Of course, this will not be easy. My co-presenters Steve Fardon and Emily Henderson, both experienced coaches, were keen to stress that establishing coaching in a school comes with challenges.

Unfortunately, in England, lesson observation has become synonymous with remedial measures for struggling teachers. Coaches need to demonstrate that observation for the purposes of instructional coaching is a useful part of CPD, not a judgement. I have heard of one school tackling this perception by beginning coaching with senior and middle leaders. Only once this had come to be seen as normal did they invite classroom teachers to take part.

Another major challenge is time. Emily Henderson stressed that if coaching sessions are missed it can be very hard to get the cycle back on track. Henderson would ensure that the coaching cycle was the first thing to go in the school diary at the beginning of the academic year and she was careful to ensure it never got trumped by other priorities. Some coaching schools have simply redistributed inset time to coaching, in order to make this easier.

Establishing coaching in your school will require skilled leadership. For the time being however, coaching is the best-evidenced form of professional development we have. All schools that aspire to be evidence-based should be giving it a go.

Follow me: @DrSamSims

UPDATE: If you want to read more about IC, I recommend Josh Goodrich’s blog series here.

[i] I wouldn’t pay too much attention to the relative size of the bars here, since attainment was measured in different ways in different studies.

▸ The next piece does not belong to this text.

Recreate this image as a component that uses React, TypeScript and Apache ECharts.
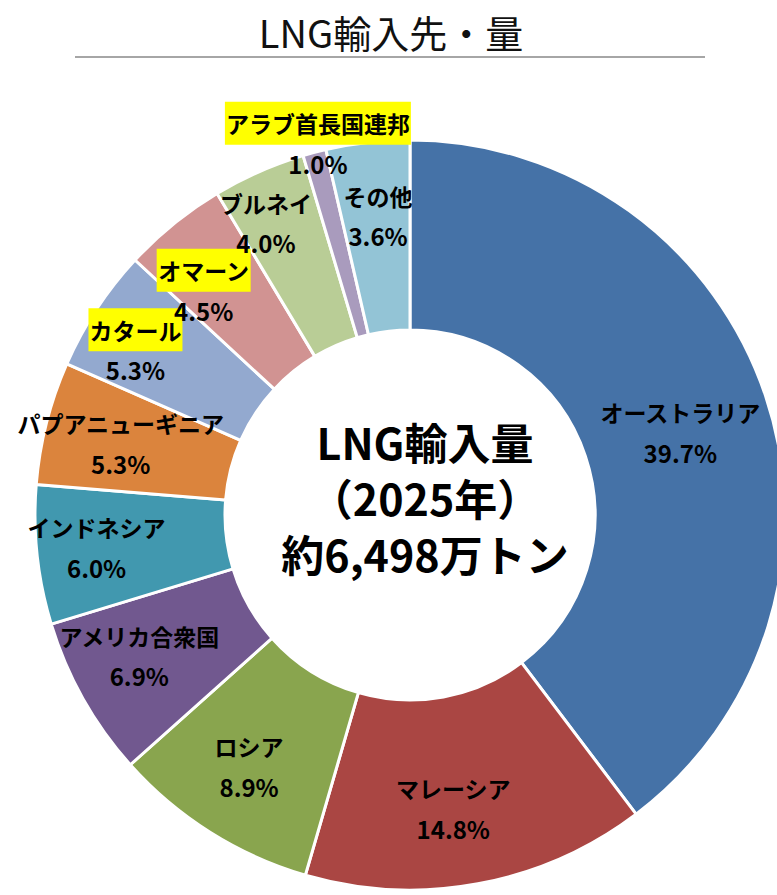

[ii] Strictly speaking, only 85% of these were classed as CPD interventions. The other 15% involve other approaches to increasing teacher effectiveness, such as altering hiring practices. It should be noted that the chart on the left also includes some coaching interventions!

[iii] It should be noted that I did not calculate my own effect sizes or contact original authors where effect sizes were not reported in the text. To the extent that reporting of effect sizes are related to study findings, this will skew the picture.

[iv]  Albornoz, F., Anauati, M. V., Furman, M., Luzuriaga, M., Podesta, M. E., & Tayor, I. (2017) Training to teach science: Experimental evidence from Argentina. CREDIT Research Paper.

Bruns, B., Costa, L., Cunha, N. (2018) Through the looking glass: Can classroom observation and coaching improve teacher performance in Brazil? Economics of Education review. 64, 214-250.

Cilliers, J., Fleisch, B., Prinsloo, C., Reddy, V., Taylor, S. (2018) How to improve teaching practice? Experimental comparison of centralized training and in-classroom coaching. Working Paper.